Chiara ISOTTON : Je suis tout à fait d’accord : à l’écoute de Mefistofele, on ressent l’influence de tant de choses ! L’air de Margherita « L’altra notte, in fondo al mare » fait référence aux « scènes de la folie » du Bel Canto et, vous le verrez lors du spectacle, on a essayé de rendre intéressant cet aspect pour le public… Comme vous le savez, Arrigo Boito savait écrire pour tous les pupitres : par exemple, à un moment dans cet air, alors que la folie commence à gagner le personnage, et même si la comparaison ne peut évidemment être poussée trop loin, cette flûte que l’on distingue à l’orchestre, c’est celle de Lucia di Lammermoor et, avec elle, des ouvrages du Bel Canto romantique où cet instrument est tant lié à la notion de folie…

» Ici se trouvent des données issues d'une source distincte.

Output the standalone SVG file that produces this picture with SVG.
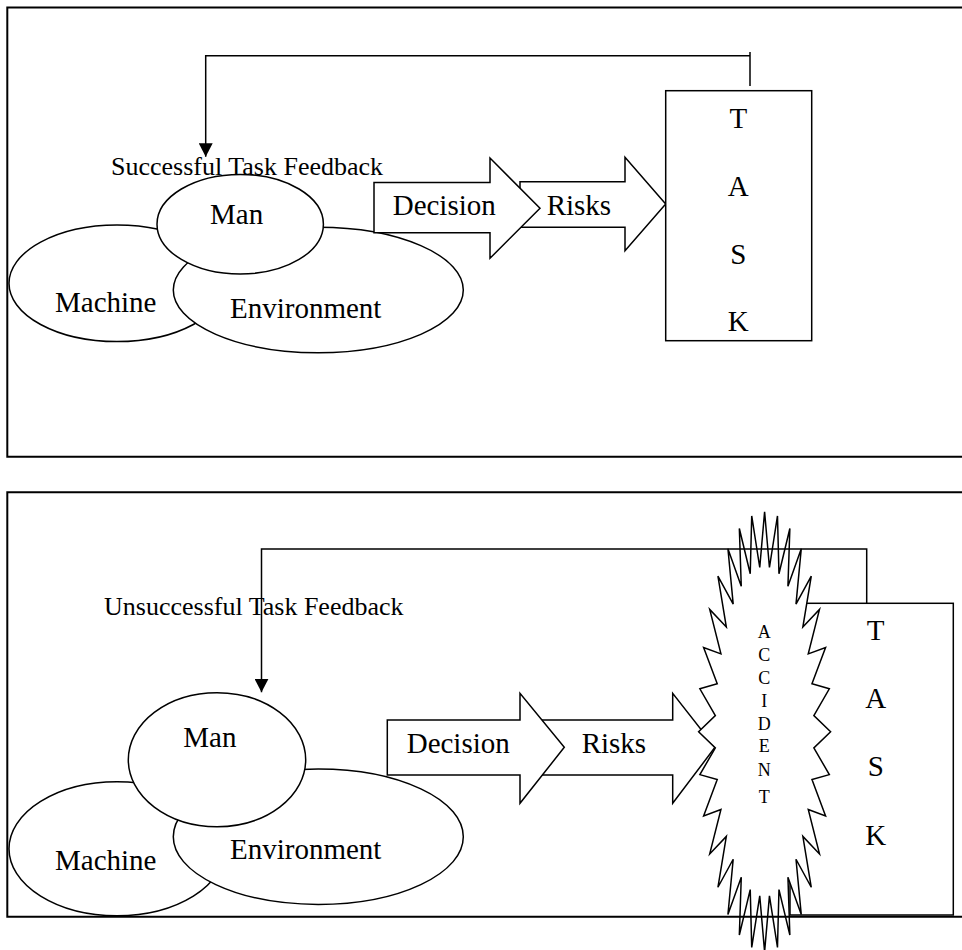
<svg xmlns="http://www.w3.org/2000/svg" width="962" height="950" viewBox="0 0 962 950">
<defs>
<style>
.frame{fill:none;stroke:#000;stroke-width:2}
.shape{fill:#fff;stroke:#000;stroke-width:1.5}
.conn{fill:none;stroke:#000;stroke-width:1.5}
text{font-family:"Liberation Serif","Times New Roman",serif;fill:#000}
.lbl{font-size:29px}
.fb{font-size:26px}
.mid{text-anchor:middle}
.acc{font-size:18px;text-anchor:middle}
</style>
<marker id="ah" viewBox="0 0 14 14" refX="13.5" refY="7" markerWidth="14" markerHeight="14" markerUnits="userSpaceOnUse" orient="auto">
<path d="M0,0 L13.5,7 L0,14 Z" fill="#000"/>
</marker>
</defs>
<rect width="962" height="950" fill="#fff"/>

<!-- ===== Top panel ===== -->
<g id="top-machine"><ellipse class="shape" cx="117" cy="283.3" rx="108" ry="58.3"/><text class="lbl" x="55" y="311.7">Machine</text></g>
<g id="top-environment"><ellipse class="shape" cx="318.3" cy="290" rx="145" ry="62.7"/><text class="lbl" x="230" y="318.3">Environment</text></g>
<g id="top-man"><ellipse class="shape" cx="240.2" cy="224.2" rx="83.2" ry="49.8"/><text class="lbl" x="210" y="223.5">Man</text></g>
<g id="top-risks"><polygon class="shape" points="520,181.7 625,181.7 625,157.3 665.7,204 625,250.7 625,227.3 520,227.3"/><text class="lbl" x="546.7" y="215">Risks</text></g>
<g id="top-decision"><polygon class="shape" points="374,182.5 490,182.5 490,158 540,208.2 490,258.3 490,232.7 374,232.7"/><text class="lbl" x="392.7" y="215">Decision</text></g>
<g id="top-task"><rect class="shape" x="665.7" y="90.7" width="146" height="250"/>
<text class="lbl mid" x="738.3" y="128.3">T</text><text class="lbl mid" x="738.3" y="196">A</text><text class="lbl mid" x="738.3" y="264.3">S</text><text class="lbl mid" x="738.3" y="331">K</text></g>

<!-- ===== Bottom panel ===== -->
<g id="bottom-machine"><ellipse class="shape" cx="117" cy="848.7" rx="108" ry="67"/><text class="lbl" x="55" y="870">Machine</text></g>
<g id="bottom-environment"><ellipse class="shape" cx="318.3" cy="836.7" rx="145" ry="67.7"/><text class="lbl" x="230" y="859">Environment</text></g>
<g id="bottom-man"><ellipse class="shape" cx="217" cy="759.7" rx="88.7" ry="67"/><text class="lbl" x="183.3" y="746.7">Man</text></g>
<g id="bottom-risks"><polygon class="shape" points="535,720 672.7,720 672.7,693.3 715,747.3 672.7,803.3 672.7,775 535,775"/><text class="lbl" x="581.7" y="753.3">Risks</text></g>
<g id="bottom-decision"><polygon class="shape" points="387.3,720 520,720 520,693.3 564.3,747.3 520,803.3 520,775 387.3,775"/><text class="lbl" x="406.7" y="753.3">Decision</text></g>
<g id="bottom-task"><rect class="shape" x="790" y="603.3" width="163.3" height="311.7"/>
<text class="lbl mid" x="875.7" y="640">T</text><text class="lbl mid" x="875.7" y="708.3">A</text><text class="lbl mid" x="875.7" y="776">S</text><text class="lbl mid" x="875.7" y="845">K</text></g>
<g id="accident">
<polygon class="shape" points="764.6,511.7 759.75,567.5 751.72,515.93 750.23,573.8 739.34,528.45 741.27,586.18 727.93,548.78 733.2,604.15 717.93,576.14 726.34,627.03 709.72,609.47 720.94,653.92 703.62,647.51 717.23,683.8 699.87,688.78 715.34,715.53 698.6,731.7 715.34,747.87 699.87,774.62 717.23,779.6 703.62,815.89 720.94,809.48 709.72,853.93 726.34,836.37 717.93,887.26 733.2,859.25 727.93,914.62 741.27,877.22 739.34,934.95 750.23,889.6 751.72,947.47 759.75,895.9 764.6,951.7 769.45,895.9 777.48,947.47 778.97,889.6 789.86,934.95 787.93,877.22 801.27,914.62 796,859.25 811.27,887.26 802.86,836.37 819.48,853.93 808.26,809.48 825.58,815.89 811.97,779.6 829.33,774.62 813.86,747.87 830.6,731.7 813.86,715.53 829.33,688.78 811.97,683.8 825.58,647.51 808.26,653.92 819.48,609.47 802.86,627.03 811.27,576.14 796,604.15 801.27,548.78 787.93,586.18 789.86,528.45 778.97,573.8 777.48,515.93 769.45,567.5"/>
<text class="acc" x="764.3" y="638.3">A</text><text class="acc" x="764.3" y="661">C</text><text class="acc" x="764.3" y="683.5">C</text><text class="acc" x="764.3" y="706.7">I</text><text class="acc" x="764.3" y="729.5">D</text><text class="acc" x="764.3" y="752.3">E</text><text class="acc" x="764.3" y="776">N</text><text class="acc" x="764.3" y="802.7">T</text>
</g>

<!-- ===== Connectors ===== -->
<g id="connectors">
<path class="conn" d="M750,52 V86"/>
<path class="conn" d="M750,55.7 H205.7 V156.7" marker-end="url(#ah)"/>
<text class="fb" x="111" y="175">Successful Task Feedback</text>
<path class="conn" d="M866.7,603.3 V549 H261.5 V692.3" marker-end="url(#ah)"/>
<text class="fb" x="104" y="615">Unsuccessful Task Feedback</text>
</g>

<!-- ===== Panel frames ===== -->
<g id="frames">
<path class="frame" d="M962,7.5 H7.3 V456.7 H962"/>
<path class="frame" d="M962,492.3 H7.3 V916.7 H962"/>
</g>
</svg>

En outre, la folie de ce personnage, c’est tout d’abord la folie d’une petite fille qui rencontre, pour la première fois, l’amour et est ensorcelée par cet Enrico – alias Faust – à cause duquel elle commettra deux crimes, celui de sa mère et celui de son bébé. La folie de Margherita, c’est celle d’un personnage qui ne réussira pas à assumer le poids de la douleur immense qu’il ressent. Selon moi, Arrigo Boito réussit de manière exceptionnelle ce troisième acte au moment où Margherita prend conscience de ce qu’elle a fait et fait alterner la folie avec des moments de lucidité totale. Ainsi, à un certain moment, Margherita se souvient des beaux moments de la promenade faite avec Enrico dans le jardin de Marta et, l’instant d’après, revient à la réalité avec l’empoisonnement de sa mère et la noyade de son fils. De même, il faut garder à l’esprit que c’est cette même petite fille qui a la force énorme de s’opposer au Malin, à l’origine de tout ce qui lui arrive, et de faire appel à Dieu pour qu’il la reçoive à la fin de ce troisième acte.

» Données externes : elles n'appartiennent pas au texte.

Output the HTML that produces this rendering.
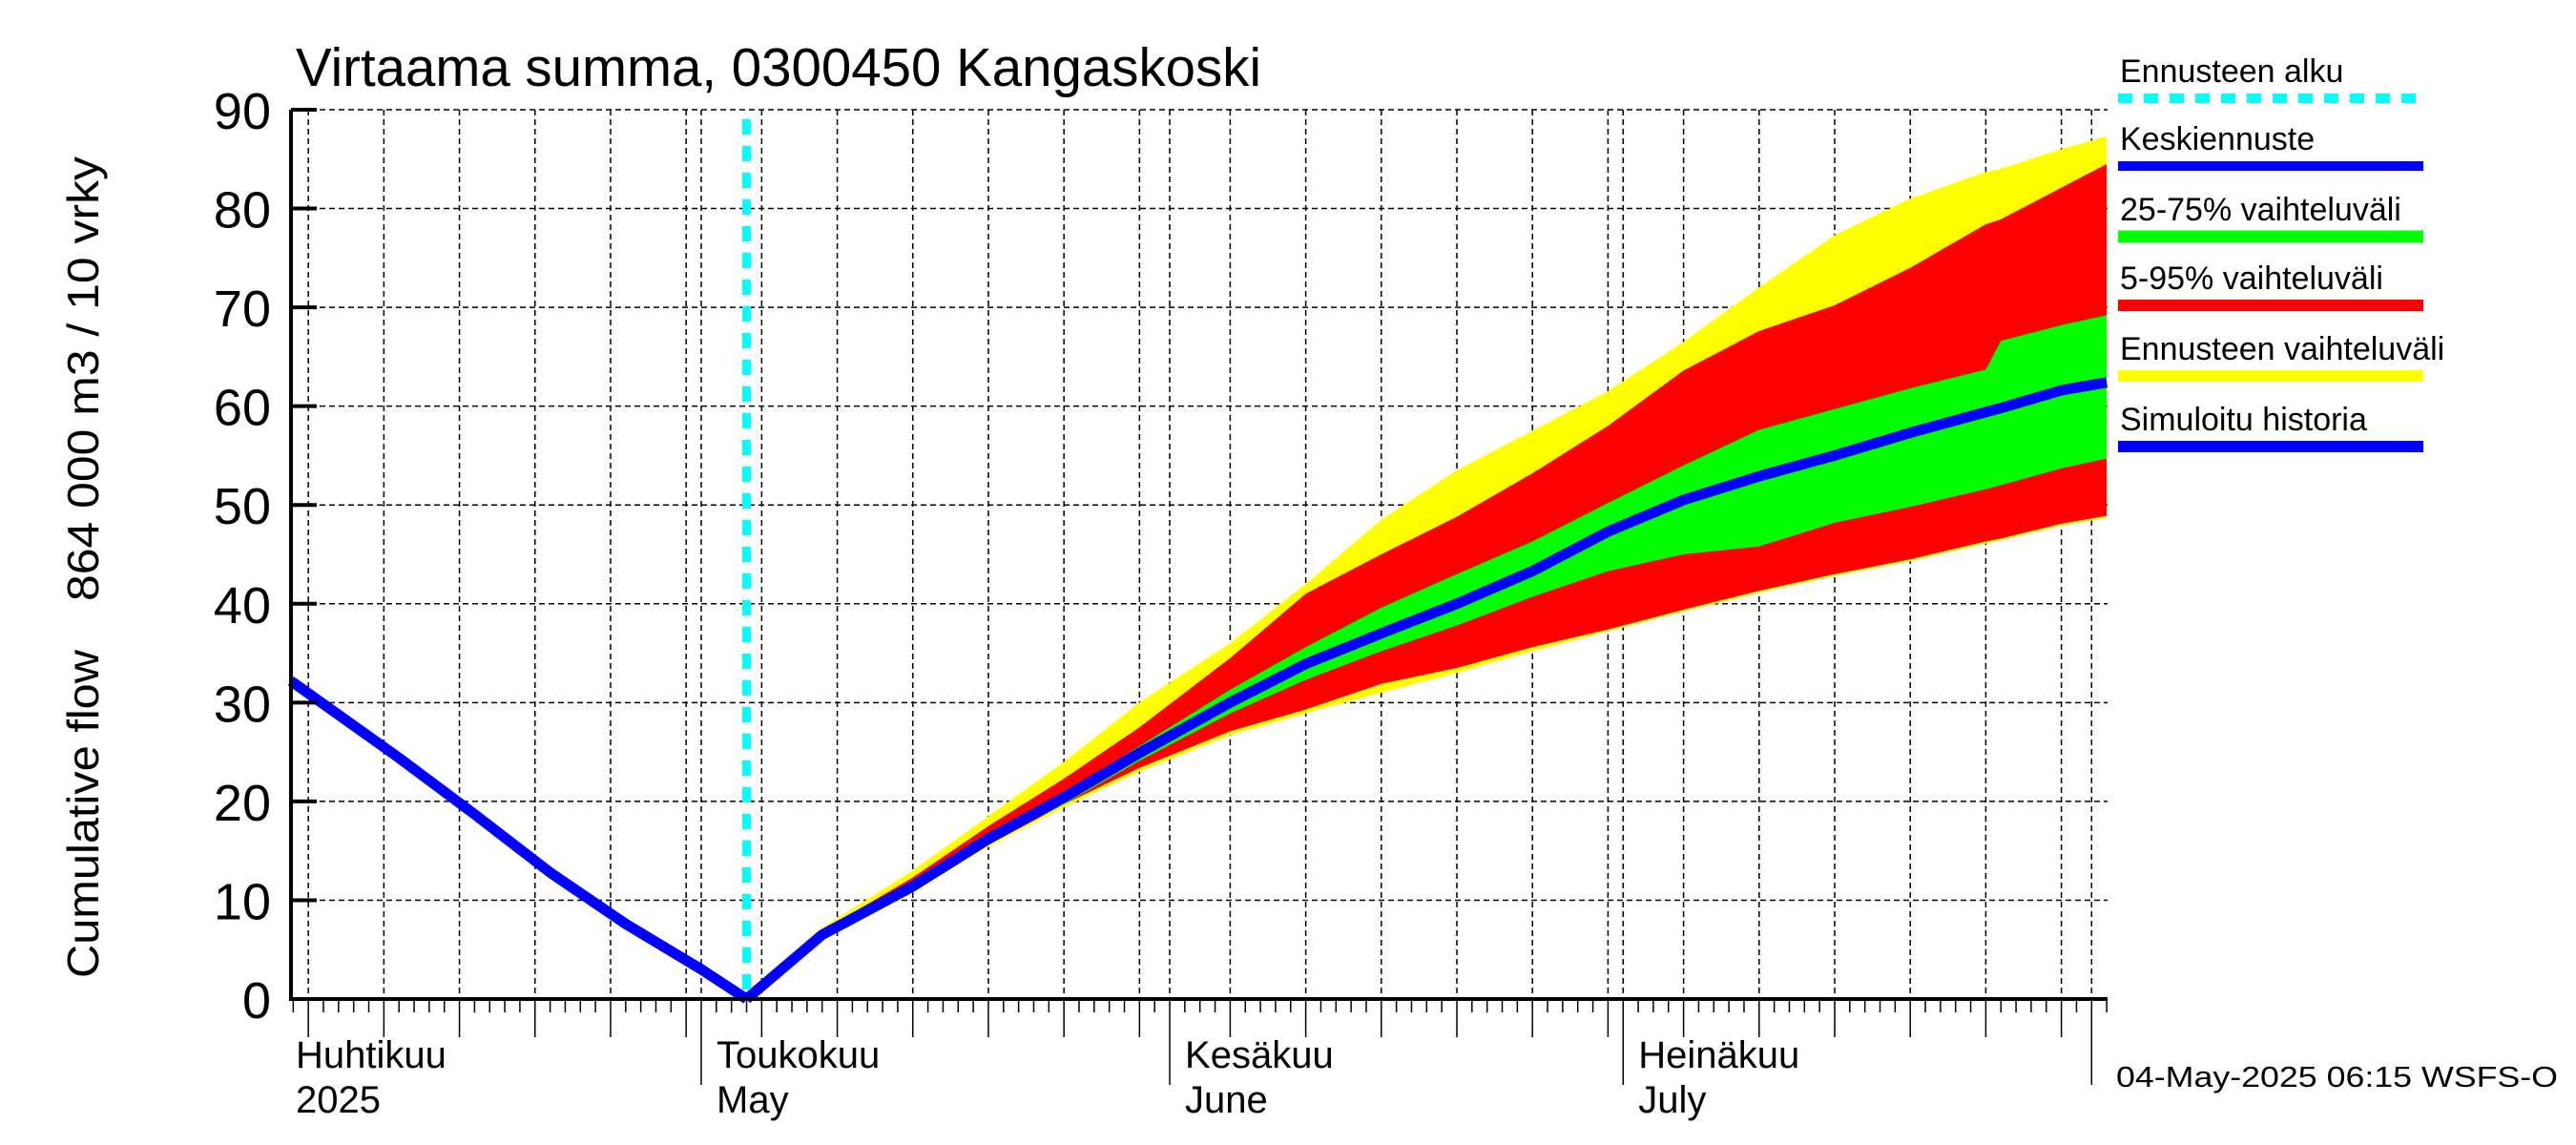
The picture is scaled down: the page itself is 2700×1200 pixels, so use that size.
<!DOCTYPE html>
<html><head><meta charset="utf-8"><style>
html,body{margin:0;padding:0;background:#fff;}
svg{display:block;font-family:"Liberation Sans",sans-serif;}
</style></head><body>
<svg id="chart" width="2700" height="1200" viewBox="0 0 2700 1200" xmlns="http://www.w3.org/2000/svg">
<rect width="2700" height="1200" fill="#fff"/>
<text x="310" y="90" font-size="57" textLength="1012" lengthAdjust="spacingAndGlyphs">Virtaama summa, 0300450 Kangaskoski</text>
<text transform="translate(103,1025) rotate(-90)" font-size="46" textLength="344" lengthAdjust="spacingAndGlyphs">Cumulative flow</text>
<text transform="translate(103,630) rotate(-90)" font-size="46" textLength="466" lengthAdjust="spacingAndGlyphs">864 000 m3 / 10 vrky</text>
<g id="grid"></g>
<g id="bands"></g>
<g id="lines"></g>
<g id="axes"></g>
<g id="legend"></g>
<text x="2218" y="1139" font-size="31" textLength="463" lengthAdjust="spacingAndGlyphs">04-May-2025 06:15 WSFS-O</text>
</svg>
<script>
// days since April 1, 2025
const histDays = [2.85, 10, 15, 20, 25, 30, 33];
const histValues = [32.2, 24.4, 18.7, 12.8, 7.6, 3, 0];
const fcDays = [33, 38, 44, 49, 54, 59, 65, 70, 75, 80, 85, 90, 95, 100, 105, 110, 115, 116, 120, 123];
const yellowMax = [0, 7.2, 13, 18.5, 24, 30, 36, 42, 48.5, 53.5, 57.5, 61.5, 66.5, 72, 77.3, 81, 83.7, 84, 86, 87.3];
const p95 = [0, 6.9, 12.3, 17.5, 22.3, 27.5, 34.5, 41, 45, 48.8, 53.2, 58, 63.6, 67.6, 70.2, 74, 78.4, 78.9, 82.1, 84.5];
const p75 = [0, 6.7, 11.8, 16.6, 20.8, 25.6, 31.3, 35.6, 39.6, 43, 46.3, 50.2, 54, 57.6, 59.7, 61.8, 63.7, 66.6, 68.2, 69.2];
const median = [0, 6.5, 11.4, 16.2, 20.4, 24.9, 30, 33.9, 37, 40, 43.3, 47.3, 50.5, 52.9, 55, 57.3, 59.4, 59.8, 61.6, 62.4];
const p25 = [0, 6.4, 11.1, 15.8, 19.7, 24.1, 28.9, 32.3, 35.2, 37.8, 40.7, 43.3, 45, 45.8, 48.2, 49.8, 51.6, 52, 53.7, 54.7];
const p5 = [0, 6.3, 10.9, 15.6, 19.7, 23.4, 27.1, 29.3, 31.9, 33.5, 35.6, 37.4, 39.4, 41.3, 43, 44.5, 46.3, 46.6, 48.1, 48.9];
const yellowMin = [0, 6.2, 10.8, 15.4, 19.4, 23, 26.7, 28.9, 31, 33, 35.2, 37.2, 39.2, 41.1, 42.8, 44.3, 46.1, 46.4, 47.9, 48.7];
const yTicks = [0, 10, 20, 30, 40, 50, 60, 70, 80, 90];
const monthStarts = [0, 30, 61, 91, 122];
const monthLabels = [["Huhtikuu","2025"],["Toukokuu","May"],["Kesäkuu","June"],["Heinäkuu","July"]];
const forecastStart = 33;

const NS = "http://www.w3.org/2000/svg";
const L = 305, R = 2209, T = 115, B = 1047;
const tMin = 2.85, tMax = 123;
const x = t => 735 + (t - 30) * 15.84;
const y = v => B - v * (B - T) / 90;
function mk(tag, attrs, parent) {
  const e = document.createElementNS(NS, tag);
  for (const k in attrs) e.setAttribute(k, attrs[k]);
  parent.appendChild(e);
  return e;
}
const grid = document.getElementById('grid'), bands = document.getElementById('bands'),
      lines = document.getElementById('lines'), axes = document.getElementById('axes'),
      legend = document.getElementById('legend');

yTicks.forEach(v => {
  if (v > 0) {
    const g = mk('line', {x1: L, x2: R, y1: y(v), y2: y(v), stroke: '#000', 'stroke-width': 1.5, 'stroke-dasharray': '6,4'}, grid);
    
    
  }
  const tk = mk('line', {x1: L, x2: L + 27, y1: y(v), y2: y(v), stroke: '#000', 'stroke-width': 4}, axes);
  
  
  const lb = mk('text', {x: 284, y: y(v) + 20, 'text-anchor': 'end', 'font-size': 54}, axes);
  lb.textContent = v;
  
  
});

const dayOfMonth = t => { let m = 0; for (let i = 0; i < monthStarts.length; i++) if (t >= monthStarts[i]) m = i; return [m, t - monthStarts[m] + 1]; };
for (let t = 3; t <= 123; t++) {
  const [m, d] = dayOfMonth(t);
  const isMonth = d === 1;
  const isFive = d % 5 === 0 && d < 31;
  const xx = x(t);
  if (xx < L || xx > R + 1) continue;
  let len = 14;
  if (isMonth) len = 90; else if (isFive) len = 40;
  const tk = mk('line', {x1: xx, x2: xx, y1: B, y2: B + len, stroke: '#000', 'stroke-width': 1.5}, axes);
  
  
  if (isMonth || isFive) {
    const g = mk('line', {x1: xx, x2: xx, y1: T, y2: B, stroke: '#000', 'stroke-width': 1.5, 'stroke-dasharray': '6,4'}, grid);
    
    
  }
}
monthLabels.forEach((lab, i) => {
  const xx = i === 0 ? 310 : x(monthStarts[i]) + 16;
  const a = mk('text', {x: xx, y: 1119, 'font-size': 40}, axes);
  a.textContent = lab[0];
  
  
  const b = mk('text', {x: xx, y: 1166, 'font-size': 40}, axes);
  b.textContent = lab[1];
  
  
});

function band(upper, lower, color, name) {
  let d = '';
  fcDays.forEach((t, i) => d += (i ? 'L' : 'M') + x(t).toFixed(1) + ',' + y(upper[i]).toFixed(1));
  for (let i = fcDays.length - 1; i >= 0; i--) d += 'L' + x(fcDays[i]).toFixed(1) + ',' + y(lower[i]).toFixed(1);
  const p = mk('path', {d: d + 'Z', fill: color}, bands);
  
  
}
band(yellowMax, yellowMin, '#ffff00', 'forecast-range-band');
band(p95, p5, '#ff0000', 'band-5-95');
band(p75, p25, '#00ff00', 'band-25-75');

function poly(days, vals, name, w) {
  const pts = days.map((t, i) => x(Math.max(t, tMin)).toFixed(1) + ',' + y(vals[i]).toFixed(1)).join(' ');
  const p = mk('polyline', {points: pts, fill: 'none', stroke: '#0000ff', 'stroke-width': w, 'stroke-linejoin': 'round'}, lines);
  
  
}
poly(histDays, histValues, 'simulated-history-line', 11);
poly(fcDays, median, 'median-forecast-line', 11);

const fs = mk('line', {x1: x(forecastStart), x2: x(forecastStart), y1: T + 10, y2: B, stroke: '#00ffff', 'stroke-width': 9, 'stroke-dasharray': '16,12'}, lines);



const ax1 = mk('line', {x1: L, x2: L, y1: T, y2: B + 2, stroke: '#000', 'stroke-width': 4}, axes);


const ax2 = mk('line', {x1: L - 2, x2: R, y1: B, y2: B, stroke: '#000', 'stroke-width': 4}, axes);



const legItems = [
  ['Ennusteen alku', '#00ffff', 10, true, 86, 103],
  ['Keskiennuste', '#0000ff', 10, false, 157, 174],
  ['25-75% vaihteluväli', '#00ff00', 13, false, 231, 248],
  ['5-95% vaihteluväli', '#ff0000', 12, false, 303, 320],
  ['Ennusteen vaihteluväli', '#ffff00', 12, false, 377, 394],
  ['Simuloitu historia', '#0000ff', 12, false, 451, 468]
];
legItems.forEach(it => {
  const tx = mk('text', {x: 2222, y: it[4], 'font-size': 34}, legend);
  tx.textContent = it[0];
  
  
  const ln = mk('line', {x1: 2220, x2: 2540, y1: it[5], y2: it[5], stroke: it[1], 'stroke-width': it[2]}, legend);
  if (it[3]) ln.setAttribute('stroke-dasharray', '15,12');
  
  
});
</script>
</body></html>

Avec « L’altra notte », c’est bien évidemment « Spunta l’aurora palida » qui constitue selon moi l’une des pages musicales les plus belles de l’opéra. Dans ce dernier air, probablement le moment le plus intimiste de l’ouvrage, Boito réintroduit le motif du Prologue et du chœur mystique comme une sorte de lumière qui conduirait Margherita vers le Paradis. C’est selon moi une partie très réussie.
H. C. : En outre, il y a ces derniers mots de Margherita qui, s’adressant à l’homme qu’elle a aimé, lui lance : « Enrico, mi fai ribrezzo » (« Henri, tu me fais horreur »). Ce bref instant de théâtre[1] doit être normalement parlé…mais pas de n’importe quelle manière, n’est-ce-pas ?
C. I.: Pour bien saisir le sens de cette apostrophe, il est je crois nécessaire de comprendre que progressivement dans son air « Spunta l’aurora palida », alors que tout est fini pour elle dans sa vie terrestre (« Tutto è finito in vita ! »), Margherita se tourne vers Dieu qui, lui seul, pourra lui pardonner, tandis que Mefistofele la considère comme jugée (« È giudicata ! ») et que Faust se rend compte qu’il a commis une chose horrible (« O strazio ! »). C’est à ce moment précis que Margherita peut dire à Faust qu’il lui fait horreur (« Enrico, mi fai ribrezzo ») car elle a désormais compris qu’il existe un amour bien plus grand que celui qu’elle aura cru connaître sur terre.
Sur la partition, Boito – qui a pourtant écrit ici des notes…- indique « Quasi parlato » (« Presque parlé »). C’est donc très difficile de rendre cette volonté du compositeur : en ce qui me concerne, à la différence d’une esthétique de l’art lyrique qui n’a plus cours aujourd’hui et où l’on avait tendance à rendre les choses emphatiques, je parlerai sans aucune agressivité car, à cet instant précis, comme je l’ai dit plus haut, le personnage n’est plus dans la même dimension que les mortels.
H. C. : Avant cet acte centré sur le personnage de Margherita, votre personnage apparait déjà au début de l’acte II, dans la scène du jardin. Que pouvez nous dire de cette scène qui se termine en un quatuor auquel, outre Faust, viennent s’adjoindre Marta et Mefistofele ?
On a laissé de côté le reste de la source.